§ **GIVEN PROBLEM**
Locate each line containing the string "chart" and copy it out.

§ **STORED DATA**
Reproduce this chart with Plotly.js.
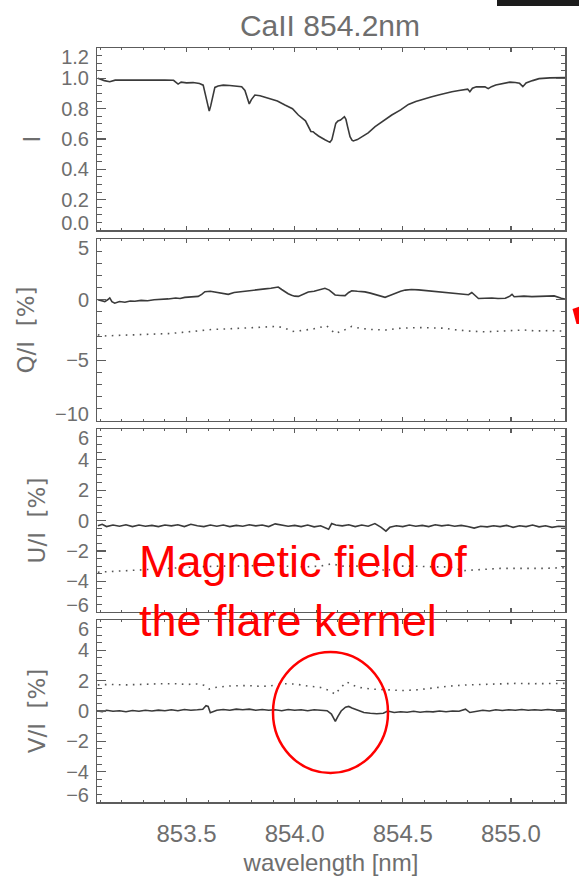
<!DOCTYPE html>
<html><head><meta charset="utf-8">
<script src="https://cdn.plot.ly/plotly-3.0.1.min.js"></script>
<style>html,body{margin:0;padding:0;background:#fff;}#chart{width:579px;height:883px;}</style>
</head><body><div id="chart"></div>
<script>
// ---------- data ----------
const lamI = [853.09,853.10,853.12,853.145,853.17,853.20,853.25,853.30,853.35,853.40,853.44,853.461,853.475,853.50,853.53,853.56,853.577,853.59,853.597,853.605,853.612,853.62,853.631,853.646,853.67,853.70,853.73,853.755,853.77,853.78,853.79,853.80,853.816,853.84,853.878,853.92,853.955,853.99,854.017,854.05,854.075,854.085,854.094,854.11,854.14,854.163,854.172,854.182,854.19,854.20,854.212,854.23,854.237,854.245,854.256,854.265,854.271,854.29,854.31,854.34,854.372,854.41,854.449,854.49,854.526,854.56,854.603,854.63,854.665,854.70,854.727,854.76,854.788,854.80,854.81,854.822,854.84,854.86,854.88,854.895,854.91,854.93,854.96,854.995,855.02,855.04,855.055,855.07,855.10,855.13,855.18,855.25];
const intensityI = [1.000,0.995,0.985,0.978,0.988,0.989,0.990,0.990,0.989,0.988,0.987,0.962,0.975,0.970,0.972,0.966,0.955,0.880,0.820,0.784,0.820,0.880,0.940,0.950,0.955,0.953,0.950,0.945,0.920,0.870,0.831,0.860,0.890,0.885,0.868,0.850,0.824,0.800,0.758,0.720,0.650,0.648,0.637,0.620,0.595,0.578,0.595,0.660,0.703,0.719,0.725,0.747,0.730,0.680,0.615,0.592,0.587,0.596,0.615,0.640,0.681,0.720,0.758,0.792,0.828,0.848,0.868,0.877,0.890,0.903,0.912,0.920,0.927,0.929,0.912,0.935,0.945,0.945,0.944,0.932,0.945,0.956,0.965,0.975,0.973,0.967,0.945,0.970,0.985,0.998,1.003,1.005];

const lamQ = [853.09,853.105,853.122,853.135,853.145,853.155,853.168,853.19,853.215,853.24,853.261,853.29,853.32,853.35,853.385,853.415,853.45,853.47,853.492,853.52,853.554,853.57,853.585,853.61,853.646,853.67,853.693,853.72,853.755,853.78,853.801,853.83,853.863,853.89,853.924,853.94,853.955,853.97,853.986,854.0,854.017,854.04,854.063,854.09,854.115,854.14,854.16,854.187,854.21,854.233,854.25,854.264,854.29,854.325,854.35,854.372,854.395,854.418,854.44,854.464,854.49,854.511,854.54,854.573,854.61,854.65,854.69,854.727,854.76,854.79,854.804,854.819,854.835,854.85,854.88,854.912,854.94,854.974,854.995,855.005,855.015,855.029,855.06,855.097,855.14,855.18,855.2,855.233,855.25];
const qSolid = [0.0,-0.05,-0.15,0.0,0.15,-0.15,-0.28,-0.15,-0.2,-0.1,-0.12,-0.05,-0.08,0.0,0.02,0.07,0.15,0.1,0.2,0.25,0.28,0.45,0.67,0.7,0.6,0.55,0.45,0.6,0.68,0.75,0.8,0.88,0.9,0.95,1.05,0.85,0.65,0.5,0.38,0.3,0.28,0.5,0.65,0.7,0.8,0.95,0.8,0.4,0.35,0.34,0.6,0.75,0.7,0.65,0.55,0.45,0.35,0.2,0.35,0.55,0.7,0.8,0.85,0.82,0.75,0.68,0.62,0.55,0.5,0.4,0.42,0.6,0.35,0.1,0.12,0.15,0.1,0.12,0.3,0.45,0.25,0.28,0.3,0.26,0.3,0.35,0.32,0.12,0.05];
const lamQd = [853.09,853.13,853.17,853.22,853.261,853.33,853.415,853.48,853.554,853.62,853.70,853.80,853.86,853.92,853.955,853.99,854.03,854.09,854.148,854.187,854.23,854.264,854.30,854.35,854.42,854.49,854.573,854.65,854.69,854.727,854.80,854.88,854.94,855.0,855.06,855.12,855.18,855.25];
const qDotted = [-2.9,-3.0,-2.95,-2.95,-2.9,-2.85,-2.8,-2.7,-2.58,-2.45,-2.4,-2.3,-2.22,-2.2,-2.35,-2.62,-2.55,-2.4,-2.15,-2.8,-2.5,-2.2,-2.35,-2.45,-2.5,-2.35,-2.3,-2.3,-2.35,-2.45,-2.58,-2.65,-2.6,-2.58,-2.5,-2.58,-2.55,-2.6];

const lamU = [853.09,853.11,853.13,853.16,853.19,853.22,853.25,853.28,853.31,853.34,853.37,853.40,853.43,853.46,853.49,853.52,853.55,853.58,853.61,853.64,853.67,853.70,853.73,853.76,853.79,853.82,853.85,853.88,853.91,853.94,853.97,854.00,854.03,854.06,854.09,854.12,854.157,854.171,854.19,854.22,854.25,854.28,854.31,854.34,854.371,854.40,854.422,854.44,854.47,854.50,854.53,854.56,854.59,854.62,854.65,854.68,854.71,854.74,854.77,854.80,854.83,854.86,854.89,854.92,854.95,854.98,855.01,855.04,855.07,855.10,855.13,855.16,855.19,855.22,855.25];
const uSolid = [-0.35,-0.25,-0.4,-0.3,-0.38,-0.28,-0.4,-0.3,-0.38,-0.32,-0.4,-0.3,-0.35,-0.28,-0.4,-0.25,-0.35,-0.4,-0.3,-0.38,-0.3,-0.4,-0.32,-0.38,-0.28,-0.35,-0.3,-0.4,-0.22,-0.3,-0.38,-0.32,-0.4,-0.3,-0.42,-0.35,-0.58,-0.2,-0.3,-0.35,-0.28,-0.4,-0.3,-0.38,-0.2,-0.45,-0.7,-0.45,-0.35,-0.4,-0.3,-0.38,-0.32,-0.4,-0.28,-0.35,-0.3,-0.38,-0.32,-0.4,-0.5,-0.38,-0.42,-0.35,-0.4,-0.32,-0.45,-0.35,-0.4,-0.3,-0.42,-0.35,-0.45,-0.38,-0.4];
const lamUd = [853.09,853.15,853.25,853.35,853.45,853.55,853.65,853.75,853.85,853.95,854.05,854.12,854.17,854.22,854.30,854.36,854.42,854.48,854.55,854.65,854.72,854.78,854.85,854.95,855.05,855.15,855.25];
const uDotted = [-3.4,-3.35,-3.3,-3.2,-3.1,-3.05,-3.0,-3.0,-2.95,-3.0,-3.05,-3.0,-2.85,-3.0,-3.0,-2.85,-3.35,-3.0,-3.0,-3.05,-3.05,-3.3,-3.25,-3.15,-3.15,-3.15,-3.1];

const lamV = [853.09,853.11,853.13,853.16,853.19,853.22,853.25,853.28,853.31,853.34,853.37,853.40,853.43,853.46,853.49,853.52,853.55,853.575,853.59,853.60,853.61,853.62,853.64,853.67,853.70,853.73,853.76,853.79,853.82,853.85,853.88,853.91,853.94,853.97,854.00,854.03,854.06,854.09,854.12,854.15,854.17,854.188,854.20,854.215,854.235,854.25,854.265,854.29,854.32,854.35,854.38,854.41,854.43,854.46,854.49,854.52,854.55,854.58,854.61,854.64,854.67,854.70,854.73,854.76,854.79,854.81,854.84,854.87,854.90,854.93,854.96,854.99,855.02,855.05,855.08,855.11,855.14,855.17,855.20,855.25];
const vSolid = [0.0,-0.05,0.05,-0.02,0.02,-0.05,0.03,-0.02,0.05,0.0,0.06,0.02,0.08,0.02,0.1,0.05,0.08,0.12,0.35,0.3,-0.12,-0.05,0.05,0.1,0.05,0.12,0.08,0.12,0.05,0.1,0.05,0.08,0.02,0.1,0.05,0.08,0.02,0.08,0.05,0.02,-0.2,-0.69,-0.35,0.0,0.25,0.3,0.2,0.05,-0.1,-0.15,-0.18,-0.15,0.0,-0.1,-0.05,-0.08,-0.02,-0.08,-0.03,-0.06,0.0,-0.05,0.0,-0.02,0.12,-0.1,0.0,0.05,0.0,0.08,0.03,0.08,0.05,0.1,0.05,0.08,0.05,0.1,0.06,0.08];
const lamVd = [853.09,853.15,853.22,853.30,853.38,853.45,853.50,853.55,853.58,853.605,853.63,853.70,853.78,853.85,853.90,853.95,854.00,854.06,854.12,854.16,854.188,854.21,854.24,854.27,854.30,854.35,854.42,854.50,854.57,854.65,854.72,854.80,854.88,854.95,855.02,855.10,855.18,855.25];
const vDotted = [1.72,1.75,1.72,1.78,1.8,1.8,1.75,1.78,1.7,1.45,1.55,1.65,1.68,1.62,1.68,1.8,1.78,1.65,1.55,1.35,1.1,1.5,1.92,1.7,1.55,1.45,1.4,1.35,1.4,1.55,1.65,1.72,1.75,1.8,1.82,1.8,1.82,1.82];

// axis ranges and tick labels
const xRange = [853.086, 855.25];
const xTickVals = [853.5, 854.0, 854.5, 855.0];
const xTickText = ['853.5', '854.0', '854.5', '855.0'];
const yRanges = [[0, 1.2], [-10, 5], [-6, 6], [-6, 6]];
const yTickVals = [[0, 0.2, 0.4, 0.6, 0.8, 1.0, 1.2], [-10, -5, 0, 5], [-6, -4, -2, 0, 2, 4, 6], [-6, -4, -2, 0, 2, 4, 6]];
const yTickText = [['0.0','0.2','0.4','0.6','0.8','1.0','1.2'], ['\u221210','\u22125','0','5'], ['\u22126','\u22124','\u22122','0','2','4','6'], ['\u22126','\u22124','\u22122','0','2','4','6']];
const yMajor = [0.2, 5, 2, 2];
const yMinor = [0.05, 1, 0.5, 0.5];
const yTitles = ['I', 'Q/I\u00a0\u00a0[%]', 'U/I\u00a0\u00a0[%]', 'V/I\u00a0\u00a0[%]'];

// ---------- layout geometry ----------
const W = 579, H = 883;
const M = {l: 97, r: 14, t: 48, b: 81};
const plotH = H - M.t - M.b, plotW = W - M.l - M.r;
const panelPx = [[48, 230], [239.3, 420.7], [429.3, 611.7], [620, 802]];
const domains = panelPx.map(([top, bot]) => [(H - M.b - bot) / plotH, (H - M.b - top) / plotH]);
const px2x = p => (p - M.l) / plotW;
const px2y = p => (H - M.b - p) / plotH;

const axisColor = '#5c5c5c';
const textColor = '#6e6e6e';
const fam = 'Liberation Sans, Arial, sans-serif';

// end labels are nudged inside the frame, as in the reference
function labelPos(vals, range, dom) {
  const ppu = (dom[1] - dom[0]) * plotH / (range[1] - range[0]);
  return vals.map(v => v >= range[1] - 1e-9 ? v - 9 / ppu : (v <= range[0] + 1e-9 ? v + 7 / ppu : v));
}

const layout = {
  width: W, height: H, margin: M,
  paper_bgcolor: '#fff', plot_bgcolor: 'rgba(0,0,0,0)', showlegend: false,
  title: {text: 'CaII 854.2nm', font: {family: fam, size: 30, color: textColor},
          x: px2x(330) , xref: 'paper', xanchor: 'center', y: 1 - 25 / H, yref: 'container', yanchor: 'middle'},
  annotations: [{
    xref: 'paper', yref: 'paper', x: px2x(137), y: px2y(534), xanchor: 'left', yanchor: 'top',
    text: 'Magnetic field of<br>the flare kernel', align: 'left', showarrow: false,
    font: {family: fam, size: 45, color: '#ff0000'}
  }],
  shapes: [
    {type: 'circle', xref: 'paper', yref: 'paper', x0: px2x(273), x1: px2x(388), y0: px2y(773), y1: px2y(652),
     line: {color: '#ff0000', width: 2.5}},
    {type: 'rect', xref: 'paper', yref: 'paper', x0: px2x(497), x1: px2x(582), y0: px2y(6), y1: px2y(-3),
     fillcolor: '#1c1c1c', line: {width: 0}},
    {type: 'path', xref: 'paper', yref: 'paper',
     path: `M ${px2x(572.5)} ${px2y(309)} L ${px2x(581)} ${px2y(306)} L ${px2x(581)} ${px2y(324)} L ${px2x(576.5)} ${px2y(324)} Z`,
     fillcolor: '#ff0000', line: {width: 0}}
  ]
};

const traces = [];
for (let i = 0; i < 4; i++) {
  const xs = i === 0 ? '' : String(i + 1);
  const ys = xs;
  layout['xaxis' + xs] = {
    domain: [0, 1], anchor: 'y' + ys, range: xRange,
    showline: true, linecolor: axisColor, linewidth: 1.5, mirror: 'ticks',
    ticks: 'inside', ticklen: 4, tickwidth: 1.2, tickcolor: axisColor,
    tickmode: 'array', tickvals: xTickVals, ticktext: xTickText,
    minor: {ticks: 'inside', dtick: 0.1, tick0: 853.5, ticklen: 2, tickwidth: 1, tickcolor: axisColor, showgrid: false},
    showgrid: false, zeroline: false, showticklabels: i === 3,
    tickfont: {family: fam, size: 24, color: textColor}, ticklabelstandoff: 10,
    title: i === 3 ? {text: 'wavelength [nm]', font: {family: fam, size: 24, color: textColor}, standoff: 8} : {text: ''}
  };
  layout['yaxis' + ys] = {
    domain: domains[i], anchor: 'x' + xs, range: yRanges[i],
    showline: true, linecolor: axisColor, linewidth: 1.5, mirror: 'ticks',
    ticks: 'inside', ticklen: 9, tickwidth: 1.2, tickcolor: axisColor,
    tick0: 0, dtick: yMajor[i],
    minor: {ticks: 'inside', dtick: yMinor[i], tick0: 0, ticklen: 4.5, tickwidth: 1, tickcolor: axisColor, showgrid: false},
    showgrid: false, zeroline: false, showticklabels: false
  };
  layout['yaxis' + (i + 5)] = {
    overlaying: 'y' + ys, anchor: 'x' + xs, side: 'left', range: yRanges[i],
    tickmode: 'array', tickvals: labelPos(yTickVals[i], yRanges[i], domains[i]), ticktext: yTickText[i],
    ticks: '', showline: false, showgrid: false, zeroline: false,
    tickfont: {family: fam, size: 20, color: textColor}, ticklabelstandoff: 7,
    title: {text: yTitles[i], font: {family: 'DejaVu Sans, sans-serif', size: 23, color: textColor}, standoff: 14}
  };
  // empty carrier trace so that the label axis is drawn
  traces.push({x: xRange, y: yRanges[i], xaxis: 'x' + xs, yaxis: 'y' + (i + 5), mode: 'none', hoverinfo: 'skip'});
}

const solid = {color: '#3a3a3a', width: 1.6};
const dotted = {color: '#555', width: 1.6, dash: '1.6px,5.4px'};
traces.push(
  {x: lamI, y: intensityI, xaxis: 'x', yaxis: 'y', mode: 'lines', line: solid},
  {x: lamQ, y: qSolid, xaxis: 'x2', yaxis: 'y2', mode: 'lines', line: solid},
  {x: lamQd, y: qDotted, xaxis: 'x2', yaxis: 'y2', mode: 'lines', line: dotted},
  {x: lamU, y: uSolid, xaxis: 'x3', yaxis: 'y3', mode: 'lines', line: solid},
  {x: lamUd, y: uDotted, xaxis: 'x3', yaxis: 'y3', mode: 'lines', line: dotted},
  {x: lamV, y: vSolid, xaxis: 'x4', yaxis: 'y4', mode: 'lines', line: solid},
  {x: lamVd, y: vDotted, xaxis: 'x4', yaxis: 'y4', mode: 'lines', line: dotted}
);

Plotly.newPlot('chart', traces, layout, {displayModeBar: false, staticPlot: true});
</script>
</body></html>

§ **RESPONSE FOR THIS EXERCISE**
Reproduce this chart with Plotly.js.
<style>html,body{margin:0;padding:0;background:#fff;}#chart{width:579px;height:883px;}</style>
</head><body><div id="chart"></div>
Plotly.newPlot('chart', traces, layout, {displayModeBar: false, staticPlot: true});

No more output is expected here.